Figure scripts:
◇ ◇ ◇
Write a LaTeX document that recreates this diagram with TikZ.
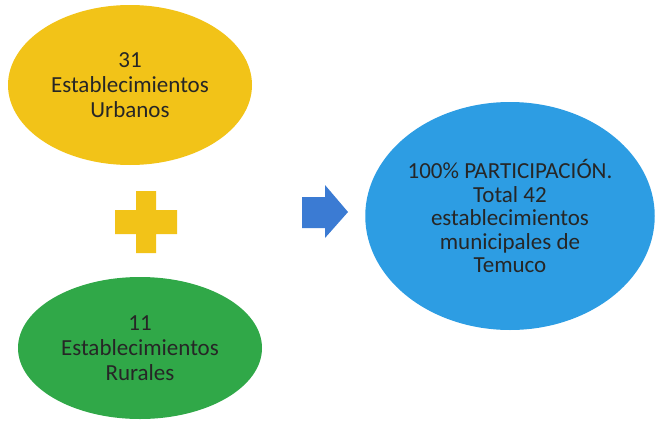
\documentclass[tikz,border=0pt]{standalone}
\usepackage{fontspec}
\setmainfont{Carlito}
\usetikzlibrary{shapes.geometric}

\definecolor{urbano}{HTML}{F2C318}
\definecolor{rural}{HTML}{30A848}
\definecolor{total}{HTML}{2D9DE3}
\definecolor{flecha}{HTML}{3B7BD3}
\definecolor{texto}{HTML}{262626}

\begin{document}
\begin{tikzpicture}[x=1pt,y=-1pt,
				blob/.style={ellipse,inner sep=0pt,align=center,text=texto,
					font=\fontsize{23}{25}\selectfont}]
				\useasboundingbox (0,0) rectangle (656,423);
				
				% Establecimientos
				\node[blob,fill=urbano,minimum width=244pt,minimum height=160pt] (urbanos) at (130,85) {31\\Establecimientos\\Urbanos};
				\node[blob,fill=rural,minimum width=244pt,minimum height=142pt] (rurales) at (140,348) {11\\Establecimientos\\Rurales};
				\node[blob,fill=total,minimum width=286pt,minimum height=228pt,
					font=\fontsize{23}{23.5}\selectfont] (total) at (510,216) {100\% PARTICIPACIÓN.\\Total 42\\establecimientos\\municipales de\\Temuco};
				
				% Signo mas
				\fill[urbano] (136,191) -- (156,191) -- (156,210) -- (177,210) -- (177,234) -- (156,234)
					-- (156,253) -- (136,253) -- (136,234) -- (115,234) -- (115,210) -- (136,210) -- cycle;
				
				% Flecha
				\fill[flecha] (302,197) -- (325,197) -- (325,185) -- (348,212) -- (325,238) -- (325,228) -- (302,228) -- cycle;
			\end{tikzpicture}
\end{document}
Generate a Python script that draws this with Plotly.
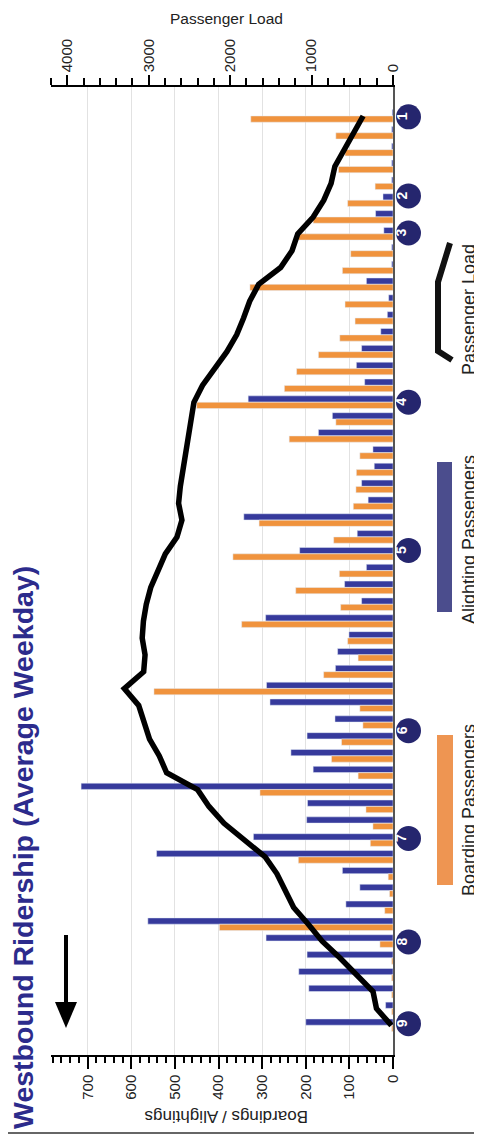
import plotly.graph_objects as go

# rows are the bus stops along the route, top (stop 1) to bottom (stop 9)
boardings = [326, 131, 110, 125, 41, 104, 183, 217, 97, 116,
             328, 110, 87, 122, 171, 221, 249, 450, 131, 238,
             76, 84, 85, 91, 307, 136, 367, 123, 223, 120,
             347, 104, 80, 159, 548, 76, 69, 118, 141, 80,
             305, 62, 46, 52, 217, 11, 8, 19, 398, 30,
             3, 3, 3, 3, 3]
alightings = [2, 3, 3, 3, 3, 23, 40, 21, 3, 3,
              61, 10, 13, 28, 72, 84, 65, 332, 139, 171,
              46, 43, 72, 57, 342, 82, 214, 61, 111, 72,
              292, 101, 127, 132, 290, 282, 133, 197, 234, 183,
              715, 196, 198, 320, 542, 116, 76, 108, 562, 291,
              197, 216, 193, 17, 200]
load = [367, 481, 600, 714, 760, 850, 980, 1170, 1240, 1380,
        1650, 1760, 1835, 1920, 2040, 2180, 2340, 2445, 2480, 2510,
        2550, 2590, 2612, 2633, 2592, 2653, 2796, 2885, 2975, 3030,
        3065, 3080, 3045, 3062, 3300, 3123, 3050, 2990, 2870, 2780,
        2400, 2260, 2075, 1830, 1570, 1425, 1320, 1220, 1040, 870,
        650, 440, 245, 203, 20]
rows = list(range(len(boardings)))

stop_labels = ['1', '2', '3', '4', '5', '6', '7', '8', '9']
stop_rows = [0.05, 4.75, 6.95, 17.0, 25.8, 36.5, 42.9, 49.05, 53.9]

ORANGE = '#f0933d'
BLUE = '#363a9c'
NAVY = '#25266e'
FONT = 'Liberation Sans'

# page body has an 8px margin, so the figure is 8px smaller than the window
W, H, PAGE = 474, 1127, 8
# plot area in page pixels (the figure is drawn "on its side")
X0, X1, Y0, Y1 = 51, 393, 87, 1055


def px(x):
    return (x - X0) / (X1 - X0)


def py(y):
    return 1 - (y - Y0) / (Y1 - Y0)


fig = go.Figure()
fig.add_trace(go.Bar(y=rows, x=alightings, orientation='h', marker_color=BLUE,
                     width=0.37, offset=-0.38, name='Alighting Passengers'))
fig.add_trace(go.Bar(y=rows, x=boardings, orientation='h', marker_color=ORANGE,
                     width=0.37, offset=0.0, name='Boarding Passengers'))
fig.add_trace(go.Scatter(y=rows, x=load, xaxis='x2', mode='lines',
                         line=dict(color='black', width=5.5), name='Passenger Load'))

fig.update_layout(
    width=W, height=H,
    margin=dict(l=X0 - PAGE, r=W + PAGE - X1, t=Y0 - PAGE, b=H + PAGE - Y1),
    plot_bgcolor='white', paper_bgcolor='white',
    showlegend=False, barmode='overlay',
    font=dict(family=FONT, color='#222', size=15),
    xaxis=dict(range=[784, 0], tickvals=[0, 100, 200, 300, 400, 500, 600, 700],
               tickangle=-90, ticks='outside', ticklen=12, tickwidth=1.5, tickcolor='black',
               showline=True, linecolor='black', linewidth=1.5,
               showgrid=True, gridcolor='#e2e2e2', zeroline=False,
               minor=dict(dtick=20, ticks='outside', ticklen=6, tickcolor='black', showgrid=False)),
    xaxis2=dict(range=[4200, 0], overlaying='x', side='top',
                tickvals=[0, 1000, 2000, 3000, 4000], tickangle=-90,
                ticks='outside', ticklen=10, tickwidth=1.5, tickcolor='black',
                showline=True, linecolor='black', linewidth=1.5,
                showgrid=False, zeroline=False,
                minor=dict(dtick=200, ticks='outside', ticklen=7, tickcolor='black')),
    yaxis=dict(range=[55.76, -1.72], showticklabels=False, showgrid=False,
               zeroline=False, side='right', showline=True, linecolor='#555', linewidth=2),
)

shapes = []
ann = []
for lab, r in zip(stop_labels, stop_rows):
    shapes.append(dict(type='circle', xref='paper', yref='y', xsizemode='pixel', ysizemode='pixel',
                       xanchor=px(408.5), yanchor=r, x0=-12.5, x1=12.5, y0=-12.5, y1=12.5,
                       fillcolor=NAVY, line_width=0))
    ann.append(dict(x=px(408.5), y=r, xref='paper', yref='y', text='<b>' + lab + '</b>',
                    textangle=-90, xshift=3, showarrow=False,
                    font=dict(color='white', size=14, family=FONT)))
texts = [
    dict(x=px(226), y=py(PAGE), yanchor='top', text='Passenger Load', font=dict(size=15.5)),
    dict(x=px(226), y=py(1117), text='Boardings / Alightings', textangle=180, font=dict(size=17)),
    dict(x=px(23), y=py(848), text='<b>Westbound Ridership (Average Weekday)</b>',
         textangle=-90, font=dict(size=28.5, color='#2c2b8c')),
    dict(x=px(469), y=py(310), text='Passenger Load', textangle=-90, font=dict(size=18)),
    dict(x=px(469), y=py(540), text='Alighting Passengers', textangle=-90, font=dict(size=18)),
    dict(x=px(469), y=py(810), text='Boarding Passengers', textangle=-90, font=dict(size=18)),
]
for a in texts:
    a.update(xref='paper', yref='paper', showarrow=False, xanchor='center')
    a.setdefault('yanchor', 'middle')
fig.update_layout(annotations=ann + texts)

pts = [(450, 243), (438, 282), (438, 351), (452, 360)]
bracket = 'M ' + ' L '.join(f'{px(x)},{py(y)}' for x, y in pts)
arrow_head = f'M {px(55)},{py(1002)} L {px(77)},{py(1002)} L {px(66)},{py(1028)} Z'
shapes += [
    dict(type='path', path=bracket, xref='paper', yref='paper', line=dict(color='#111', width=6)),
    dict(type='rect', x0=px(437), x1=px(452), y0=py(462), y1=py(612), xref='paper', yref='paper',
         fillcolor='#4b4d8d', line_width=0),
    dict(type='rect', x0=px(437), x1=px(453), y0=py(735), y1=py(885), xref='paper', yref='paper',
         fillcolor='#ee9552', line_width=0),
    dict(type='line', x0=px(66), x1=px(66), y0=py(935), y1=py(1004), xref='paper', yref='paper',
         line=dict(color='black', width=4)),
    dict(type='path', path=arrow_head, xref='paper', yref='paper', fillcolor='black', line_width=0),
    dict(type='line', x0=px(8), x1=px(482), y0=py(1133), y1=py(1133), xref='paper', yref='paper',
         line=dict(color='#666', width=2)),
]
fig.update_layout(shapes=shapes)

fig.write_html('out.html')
◇ ◇ ◇
EXERCISE DETAILS
In the listing above, find the line with "Generate a Python" and the line with "rows = list(range(len(boardings)))". Set down both and every line between them, minus the pictures.

CORRECT ANSWER
Generate a Python script that draws this with Plotly.
import plotly.graph_objects as go

# rows are the bus stops along the route, top (stop 1) to bottom (stop 9)
boardings = [326, 131, 110, 125, 41, 104, 183, 217, 97, 116,
             328, 110, 87, 122, 171, 221, 249, 450, 131, 238,
             76, 84, 85, 91, 307, 136, 367, 123, 223, 120,
             347, 104, 80, 159, 548, 76, 69, 118, 141, 80,
             305, 62, 46, 52, 217, 11, 8, 19, 398, 30,
             3, 3, 3, 3, 3]
alightings = [2, 3, 3, 3, 3, 23, 40, 21, 3, 3,
              61, 10, 13, 28, 72, 84, 65, 332, 139, 171,
              46, 43, 72, 57, 342, 82, 214, 61, 111, 72,
              292, 101, 127, 132, 290, 282, 133, 197, 234, 183,
              715, 196, 198, 320, 542, 116, 76, 108, 562, 291,
              197, 216, 193, 17, 200]
load = [367, 481, 600, 714, 760, 850, 980, 1170, 1240, 1380,
        1650, 1760, 1835, 1920, 2040, 2180, 2340, 2445, 2480, 2510,
        2550, 2590, 2612, 2633, 2592, 2653, 2796, 2885, 2975, 3030,
        3065, 3080, 3045, 3062, 3300, 3123, 3050, 2990, 2870, 2780,
        2400, 2260, 2075, 1830, 1570, 1425, 1320, 1220, 1040, 870,
        650, 440, 245, 203, 20]
rows = list(range(len(boardings)))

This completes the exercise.